-------- SUPPLIED DATA --------

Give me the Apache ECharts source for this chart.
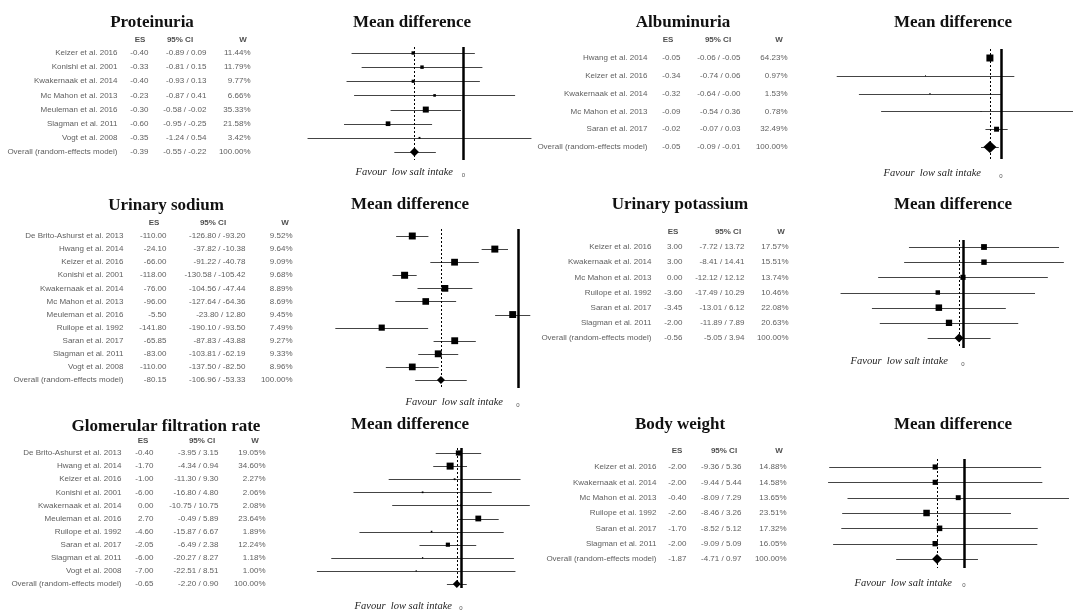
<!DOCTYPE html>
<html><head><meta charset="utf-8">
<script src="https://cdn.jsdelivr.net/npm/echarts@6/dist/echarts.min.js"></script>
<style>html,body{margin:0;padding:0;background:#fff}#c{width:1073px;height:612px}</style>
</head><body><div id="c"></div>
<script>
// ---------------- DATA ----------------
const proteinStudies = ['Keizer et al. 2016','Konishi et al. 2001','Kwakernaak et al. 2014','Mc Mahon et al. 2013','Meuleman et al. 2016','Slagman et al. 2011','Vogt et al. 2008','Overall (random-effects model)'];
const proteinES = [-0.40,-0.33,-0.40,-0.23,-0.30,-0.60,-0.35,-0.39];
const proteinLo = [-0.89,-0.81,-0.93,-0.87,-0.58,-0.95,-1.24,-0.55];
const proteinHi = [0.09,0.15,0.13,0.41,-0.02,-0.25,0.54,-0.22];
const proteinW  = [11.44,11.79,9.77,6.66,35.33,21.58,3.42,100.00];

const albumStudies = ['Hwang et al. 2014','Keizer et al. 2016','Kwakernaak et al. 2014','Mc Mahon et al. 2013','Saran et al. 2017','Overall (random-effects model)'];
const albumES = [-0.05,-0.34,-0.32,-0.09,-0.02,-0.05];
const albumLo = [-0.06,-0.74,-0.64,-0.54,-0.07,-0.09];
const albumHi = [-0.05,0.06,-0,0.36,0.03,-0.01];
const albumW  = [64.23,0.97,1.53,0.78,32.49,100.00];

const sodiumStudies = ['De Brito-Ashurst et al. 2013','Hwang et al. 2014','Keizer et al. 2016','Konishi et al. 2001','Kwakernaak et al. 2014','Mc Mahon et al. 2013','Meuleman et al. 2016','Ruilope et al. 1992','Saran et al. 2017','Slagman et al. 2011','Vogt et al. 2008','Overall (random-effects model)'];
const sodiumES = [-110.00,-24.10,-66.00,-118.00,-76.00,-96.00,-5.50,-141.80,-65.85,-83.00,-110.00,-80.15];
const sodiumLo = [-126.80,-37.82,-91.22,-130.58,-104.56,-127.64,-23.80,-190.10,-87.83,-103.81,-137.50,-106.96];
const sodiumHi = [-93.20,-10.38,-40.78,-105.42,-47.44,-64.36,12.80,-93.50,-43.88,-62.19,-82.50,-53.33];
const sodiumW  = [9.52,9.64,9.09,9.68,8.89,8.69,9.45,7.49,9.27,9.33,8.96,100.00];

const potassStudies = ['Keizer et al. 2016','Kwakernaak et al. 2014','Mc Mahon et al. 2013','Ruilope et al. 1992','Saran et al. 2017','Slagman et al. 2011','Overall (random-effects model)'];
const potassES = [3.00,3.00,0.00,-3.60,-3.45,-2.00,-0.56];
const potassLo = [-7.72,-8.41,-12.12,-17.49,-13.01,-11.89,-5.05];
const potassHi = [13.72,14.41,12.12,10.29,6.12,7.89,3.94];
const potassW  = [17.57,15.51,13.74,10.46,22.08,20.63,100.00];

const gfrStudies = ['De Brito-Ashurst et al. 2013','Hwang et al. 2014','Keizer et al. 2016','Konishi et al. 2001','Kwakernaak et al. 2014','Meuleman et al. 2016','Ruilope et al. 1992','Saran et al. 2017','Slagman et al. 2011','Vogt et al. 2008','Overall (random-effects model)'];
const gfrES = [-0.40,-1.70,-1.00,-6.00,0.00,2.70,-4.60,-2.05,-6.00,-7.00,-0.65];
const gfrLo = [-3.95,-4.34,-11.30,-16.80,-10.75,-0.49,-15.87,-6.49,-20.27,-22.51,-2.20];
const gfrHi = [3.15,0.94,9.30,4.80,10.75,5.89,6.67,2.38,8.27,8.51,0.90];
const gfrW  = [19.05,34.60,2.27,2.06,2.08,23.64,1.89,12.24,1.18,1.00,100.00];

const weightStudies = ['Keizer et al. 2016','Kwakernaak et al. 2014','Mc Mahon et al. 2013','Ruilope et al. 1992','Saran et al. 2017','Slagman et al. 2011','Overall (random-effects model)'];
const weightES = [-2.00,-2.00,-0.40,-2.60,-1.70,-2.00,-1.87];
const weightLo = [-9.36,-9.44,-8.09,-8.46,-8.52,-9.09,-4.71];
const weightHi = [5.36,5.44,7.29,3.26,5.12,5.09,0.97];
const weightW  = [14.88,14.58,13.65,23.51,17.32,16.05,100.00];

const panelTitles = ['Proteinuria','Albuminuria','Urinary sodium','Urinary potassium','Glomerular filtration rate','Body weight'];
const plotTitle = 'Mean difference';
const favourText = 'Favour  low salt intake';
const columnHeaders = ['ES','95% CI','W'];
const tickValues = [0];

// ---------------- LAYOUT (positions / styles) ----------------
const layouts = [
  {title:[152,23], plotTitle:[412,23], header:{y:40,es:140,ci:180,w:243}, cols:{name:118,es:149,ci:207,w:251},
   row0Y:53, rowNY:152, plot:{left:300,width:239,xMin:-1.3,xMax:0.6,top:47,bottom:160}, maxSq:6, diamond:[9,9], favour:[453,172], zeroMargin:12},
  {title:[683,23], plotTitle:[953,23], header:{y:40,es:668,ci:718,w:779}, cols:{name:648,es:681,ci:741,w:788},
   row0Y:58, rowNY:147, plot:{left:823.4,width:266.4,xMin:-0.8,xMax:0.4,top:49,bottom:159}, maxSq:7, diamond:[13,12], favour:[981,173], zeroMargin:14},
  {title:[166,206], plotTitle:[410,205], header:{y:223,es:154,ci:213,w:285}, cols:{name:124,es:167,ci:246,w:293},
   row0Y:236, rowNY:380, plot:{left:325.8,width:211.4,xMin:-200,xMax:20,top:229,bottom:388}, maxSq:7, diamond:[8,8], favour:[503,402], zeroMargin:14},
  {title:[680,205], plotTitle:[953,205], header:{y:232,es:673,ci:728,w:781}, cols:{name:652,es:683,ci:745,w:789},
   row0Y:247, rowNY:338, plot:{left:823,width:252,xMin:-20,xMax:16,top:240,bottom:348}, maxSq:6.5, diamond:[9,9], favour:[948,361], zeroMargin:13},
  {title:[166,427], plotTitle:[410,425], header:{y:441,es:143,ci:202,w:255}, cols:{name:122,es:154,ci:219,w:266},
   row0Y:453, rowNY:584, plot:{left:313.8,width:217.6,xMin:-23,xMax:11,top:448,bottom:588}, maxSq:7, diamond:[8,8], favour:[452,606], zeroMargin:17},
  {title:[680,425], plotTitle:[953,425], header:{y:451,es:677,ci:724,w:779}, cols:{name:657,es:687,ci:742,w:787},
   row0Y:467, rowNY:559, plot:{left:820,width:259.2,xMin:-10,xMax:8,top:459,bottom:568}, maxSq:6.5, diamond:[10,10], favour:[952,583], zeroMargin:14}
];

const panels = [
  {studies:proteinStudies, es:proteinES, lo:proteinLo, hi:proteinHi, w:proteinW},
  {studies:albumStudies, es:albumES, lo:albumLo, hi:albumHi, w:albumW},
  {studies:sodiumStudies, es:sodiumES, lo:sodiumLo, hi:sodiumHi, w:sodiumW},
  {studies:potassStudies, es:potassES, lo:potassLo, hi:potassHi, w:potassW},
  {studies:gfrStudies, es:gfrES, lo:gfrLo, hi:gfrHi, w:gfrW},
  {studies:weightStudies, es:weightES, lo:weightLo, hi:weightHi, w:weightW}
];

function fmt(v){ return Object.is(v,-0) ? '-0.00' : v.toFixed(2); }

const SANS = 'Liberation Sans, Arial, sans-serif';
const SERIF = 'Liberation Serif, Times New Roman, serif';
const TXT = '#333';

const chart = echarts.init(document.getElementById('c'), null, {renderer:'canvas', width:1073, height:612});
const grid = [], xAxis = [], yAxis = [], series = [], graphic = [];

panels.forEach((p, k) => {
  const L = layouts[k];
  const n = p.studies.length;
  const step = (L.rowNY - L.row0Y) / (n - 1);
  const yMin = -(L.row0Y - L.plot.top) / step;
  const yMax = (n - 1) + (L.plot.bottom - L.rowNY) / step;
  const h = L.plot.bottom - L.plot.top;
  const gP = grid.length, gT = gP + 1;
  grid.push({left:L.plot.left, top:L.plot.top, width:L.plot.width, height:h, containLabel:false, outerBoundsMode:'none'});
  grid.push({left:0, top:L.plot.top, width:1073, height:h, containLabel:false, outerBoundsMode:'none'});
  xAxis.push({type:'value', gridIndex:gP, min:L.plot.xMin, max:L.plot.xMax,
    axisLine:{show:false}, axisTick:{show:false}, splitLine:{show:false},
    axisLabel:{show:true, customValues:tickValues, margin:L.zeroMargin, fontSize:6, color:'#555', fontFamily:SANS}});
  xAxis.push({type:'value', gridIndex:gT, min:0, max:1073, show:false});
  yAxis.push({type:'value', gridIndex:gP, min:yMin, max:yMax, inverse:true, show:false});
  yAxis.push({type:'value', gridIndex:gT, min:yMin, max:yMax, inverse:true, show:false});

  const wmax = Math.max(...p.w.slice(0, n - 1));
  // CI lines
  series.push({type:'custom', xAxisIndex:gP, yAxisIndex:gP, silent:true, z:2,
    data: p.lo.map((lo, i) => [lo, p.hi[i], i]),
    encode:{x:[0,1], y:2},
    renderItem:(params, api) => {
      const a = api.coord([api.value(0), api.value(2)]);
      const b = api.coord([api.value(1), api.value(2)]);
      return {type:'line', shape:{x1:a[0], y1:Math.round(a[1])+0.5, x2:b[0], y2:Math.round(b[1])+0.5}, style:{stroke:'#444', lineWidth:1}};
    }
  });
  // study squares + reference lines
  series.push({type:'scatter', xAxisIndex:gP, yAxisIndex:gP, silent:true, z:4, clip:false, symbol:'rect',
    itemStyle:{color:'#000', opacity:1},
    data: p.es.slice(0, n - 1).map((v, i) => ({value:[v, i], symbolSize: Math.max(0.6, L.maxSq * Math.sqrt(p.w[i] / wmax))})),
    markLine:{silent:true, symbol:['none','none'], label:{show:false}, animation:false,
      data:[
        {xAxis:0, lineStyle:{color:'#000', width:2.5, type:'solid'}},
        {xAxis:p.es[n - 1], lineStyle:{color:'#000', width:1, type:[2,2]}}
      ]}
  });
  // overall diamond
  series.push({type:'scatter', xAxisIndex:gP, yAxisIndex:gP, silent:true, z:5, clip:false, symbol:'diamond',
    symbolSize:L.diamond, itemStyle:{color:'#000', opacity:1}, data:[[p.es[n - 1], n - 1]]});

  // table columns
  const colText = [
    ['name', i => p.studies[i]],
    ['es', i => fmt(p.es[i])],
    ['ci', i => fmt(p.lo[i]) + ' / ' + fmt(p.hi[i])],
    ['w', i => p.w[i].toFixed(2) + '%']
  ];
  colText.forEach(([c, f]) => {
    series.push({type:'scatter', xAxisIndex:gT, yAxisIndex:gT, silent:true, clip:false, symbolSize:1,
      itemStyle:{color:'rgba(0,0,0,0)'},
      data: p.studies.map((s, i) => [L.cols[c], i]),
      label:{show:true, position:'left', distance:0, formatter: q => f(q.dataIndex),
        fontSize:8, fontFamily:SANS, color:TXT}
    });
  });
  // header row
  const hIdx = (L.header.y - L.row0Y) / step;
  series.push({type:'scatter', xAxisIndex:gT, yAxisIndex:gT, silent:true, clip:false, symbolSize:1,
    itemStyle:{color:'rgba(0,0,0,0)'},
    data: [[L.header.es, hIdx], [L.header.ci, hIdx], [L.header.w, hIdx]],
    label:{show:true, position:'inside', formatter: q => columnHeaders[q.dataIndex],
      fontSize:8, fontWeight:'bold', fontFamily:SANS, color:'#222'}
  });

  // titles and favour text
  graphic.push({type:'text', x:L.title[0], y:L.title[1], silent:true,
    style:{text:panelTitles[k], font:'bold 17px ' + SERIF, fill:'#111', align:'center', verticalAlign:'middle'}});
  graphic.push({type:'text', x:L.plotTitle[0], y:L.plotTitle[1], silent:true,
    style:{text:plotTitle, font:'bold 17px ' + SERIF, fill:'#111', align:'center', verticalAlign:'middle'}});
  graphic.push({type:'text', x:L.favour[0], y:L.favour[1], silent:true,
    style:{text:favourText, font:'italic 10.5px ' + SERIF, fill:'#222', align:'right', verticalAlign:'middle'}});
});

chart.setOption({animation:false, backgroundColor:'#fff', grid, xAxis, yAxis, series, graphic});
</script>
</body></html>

--------
-------- SUPPLIED DATA --------

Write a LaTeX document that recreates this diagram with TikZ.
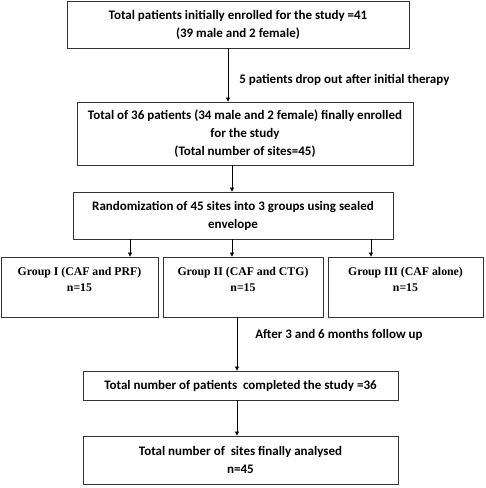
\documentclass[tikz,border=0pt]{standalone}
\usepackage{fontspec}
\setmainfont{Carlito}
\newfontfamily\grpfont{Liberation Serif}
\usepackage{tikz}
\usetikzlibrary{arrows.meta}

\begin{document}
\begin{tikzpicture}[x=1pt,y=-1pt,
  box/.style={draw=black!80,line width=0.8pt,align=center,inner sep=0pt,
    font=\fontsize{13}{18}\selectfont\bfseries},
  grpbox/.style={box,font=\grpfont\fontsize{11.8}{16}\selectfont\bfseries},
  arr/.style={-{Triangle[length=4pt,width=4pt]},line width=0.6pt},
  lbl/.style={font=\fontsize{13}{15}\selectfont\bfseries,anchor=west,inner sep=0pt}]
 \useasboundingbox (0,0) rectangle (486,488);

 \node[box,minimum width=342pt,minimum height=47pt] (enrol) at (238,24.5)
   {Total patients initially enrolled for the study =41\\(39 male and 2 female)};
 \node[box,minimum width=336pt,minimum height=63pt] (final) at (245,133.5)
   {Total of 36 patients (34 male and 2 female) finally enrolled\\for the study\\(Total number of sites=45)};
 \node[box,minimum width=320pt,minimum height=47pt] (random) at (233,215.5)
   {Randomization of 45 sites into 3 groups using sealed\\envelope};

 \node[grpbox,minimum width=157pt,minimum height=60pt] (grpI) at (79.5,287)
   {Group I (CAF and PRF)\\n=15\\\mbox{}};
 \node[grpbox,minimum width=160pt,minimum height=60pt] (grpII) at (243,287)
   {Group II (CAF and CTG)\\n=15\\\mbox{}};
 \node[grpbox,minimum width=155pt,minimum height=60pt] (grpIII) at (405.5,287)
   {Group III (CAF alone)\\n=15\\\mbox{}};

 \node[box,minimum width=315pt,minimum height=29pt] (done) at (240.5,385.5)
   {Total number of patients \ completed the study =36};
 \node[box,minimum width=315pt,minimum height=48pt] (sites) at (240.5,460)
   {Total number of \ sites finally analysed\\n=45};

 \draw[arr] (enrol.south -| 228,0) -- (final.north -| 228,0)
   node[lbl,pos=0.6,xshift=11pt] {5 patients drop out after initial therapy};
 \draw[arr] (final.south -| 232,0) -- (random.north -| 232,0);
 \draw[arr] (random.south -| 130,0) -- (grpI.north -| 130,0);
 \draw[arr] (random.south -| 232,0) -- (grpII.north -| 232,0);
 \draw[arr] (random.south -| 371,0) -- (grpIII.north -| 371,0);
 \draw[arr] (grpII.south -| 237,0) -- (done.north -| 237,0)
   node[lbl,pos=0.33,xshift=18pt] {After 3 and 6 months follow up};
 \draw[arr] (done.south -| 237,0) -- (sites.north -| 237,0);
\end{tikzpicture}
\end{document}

--------

EXERCISE DESCRIPTION
Check each line of the records for the word "this" and extract those that contain it.

WRITTEN REPLY
Give me the Apache ECharts source for this chart.
Write a LaTeX document that recreates this diagram with TikZ.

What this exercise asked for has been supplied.